What UEFA’s Actually Enforcing
The new FFP framework isn’t just about profit and loss. UEFA’s tracking squad cost ratios, transfer spending patterns, and owner contributions. Clubs can’t just have a wealthy owner write a check anymore—those capital injections now count as debt, not revenue. That’s a massive shift.
Football finance experts have been warning about this for years, but Italian clubs kept assuming they’d get grandfather clauses or exceptions. They didn’t. Now we’re seeing the consequences: fire sales every summer, promising youth players sold before they peak, and squads built on free transfers and loans rather than strategic recruitment.
Juventus has already started clearing house. They’ve moved on Chiesa, Rabiot, and Arthur. Milan let Tonali go to Newcastle for €70 million, a sale they desperately needed to balance the books. Roma’s been relatively fortunate—we haven’t had to sell Pellegrini or Dybala yet—but January whispers about interest in Mancini suggest that could change.
Why This Hurts Serie A’s Competitiveness
Here’s the brutal reality: while Italian clubs are forced to sell their best players to comply with FFP, Premier League clubs are buying them up without breaking a sweat. Manchester United can post losses that dwarf anything in Serie A and still spend €200 million each summer because their revenue base is four times larger.
The competitive gap is widening. When’s the last time an Italian club won the Champions League? Inter in 2010. That’s 16 years ago. We used to dominate Europe. Now we’re happy if one team makes the semifinals.
Part of me wonders if this is the reset Italian football needs. Maybe we’ve been living beyond our means for too long, clinging to the glory days of the 1990s instead of building sustainable models. Clubs like Atalanta show there’s another way—smart recruitment, excellent coaching, and a clear identity can compete without billionaire backing.
But part of me also thinks FFP is rigged to protect the status quo. The clubs that got rich before these rules were implemented—your Barcelonas, your Madrids, your Manchesters—are essentially grandfathered in. Everyone else is locked out. It’s supposed to be about fairness, but it feels more like pulling up the ladder.
What Roma Needs to Do
For Roma specifically, the path forward is clear even if it’s painful. We need to stabilize revenue, cut the wage bill, and stop panic-buying players in their late twenties who’ll have no resale value. Our academy has talent—Pisilli, Missori, and others deserve more minutes. Yes, they’ll make mistakes, but so do the expensive imports.

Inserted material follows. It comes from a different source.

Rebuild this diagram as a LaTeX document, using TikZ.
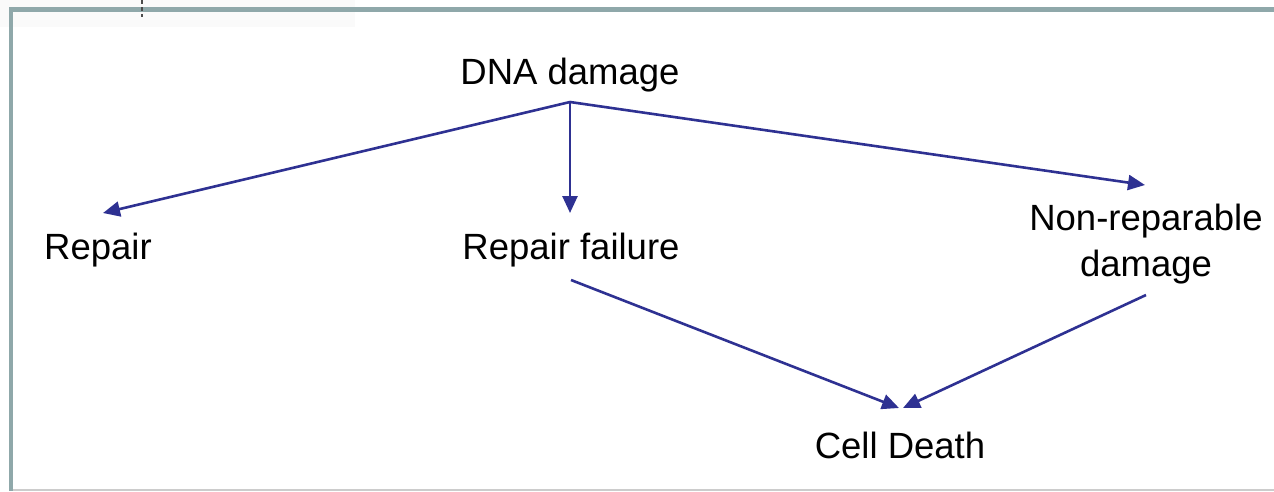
\documentclass[tikz,border=0pt]{standalone}
\usepackage{fontspec}
\setmainfont{Liberation Sans}
\usetikzlibrary{arrows.meta}
\definecolor{arrowblue}{RGB}{46,49,146}
\definecolor{frame}{RGB}{143,168,170}
\begin{document}
\begin{tikzpicture}[x=1pt,y=-1pt,
  lbl/.style={inner sep=0pt,font=\fontsize{36.5}{46}\selectfont,align=center},
  conn/.style={draw=arrowblue,line width=2.6pt,-{Triangle[length=17pt,width=15pt]}}]
\useasboundingbox (0,0) rectangle (1274,491);
\fill[black!2] (0,0) rectangle (355,27);
\draw[frame,line width=4.5pt] (1274,9.5) -- (11,9.5) -- (11,491);
\draw[black!20,line width=1.2pt] (13,490) -- (1274,490);
\draw[black!70,line width=1.5pt,dash pattern=on 4pt off 3pt] (142,0) -- (142,17);
\node[lbl] (dna) at (570,75) {DNA damage};
\node[lbl] (rep) at (98,250) {Repair};
\node[lbl] (fail) at (571,250) {Repair failure};
\node[lbl] (non) at (1146,244) {Non-reparable\\damage};
\node[lbl] (death) at (900,445) {Cell Death};
\coordinate (src) at (570,102);
\coordinate (failb) at (571,280);
\coordinate (nonb) at (1146,295);
\draw[conn] (src) -- (103,213) coordinate (repa);
\draw[conn] (src) -- (570,213) coordinate (faila);
\draw[conn] (src) -- (1145,185) coordinate (nona);
\draw[conn] (failb) -- (899,408) coordinate (da);
\draw[conn] (nonb) -- (903,408) coordinate (db);
\end{tikzpicture}
\end{document}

We also need to be smarter about data and recruitment. I’m not saying turn into Moneyball FC, but there’s middle ground between gut instinct and spreadsheet obsession. Clubs that blend traditional scouting with modern analytics are the ones finding value in the market right now.
Stadium ownership would help too. Playing in the Olimpico is iconic, but we don’t own it, so we’re losing matchday revenue to stadium rental and can’t monetize concerts or other events. Lazio has the same problem. Until that changes, our revenue ceiling stays low.
The Bigger Picture
Serie A’s FFP crisis isn’t just about individual clubs—it’s about the league’s relevance. If we can’t compete financially, we can’t compete on the pitch. And if we can’t compete on the pitch, why would global stars choose Turin over Manchester or Milan over Madrid?
I don’t have easy answers. What I do know is that pretending everything’s fine while clubs burn through cash they don’t have isn’t working. UEFA’s forcing a reckoning. The question is whether Italian football adapts or gets left behind permanently.
For now, I’ll keep watching, keep hoping, and keep reminding myself that Roma’s survived worse. We’re 99 years old this year. We’ll outlast the accountants.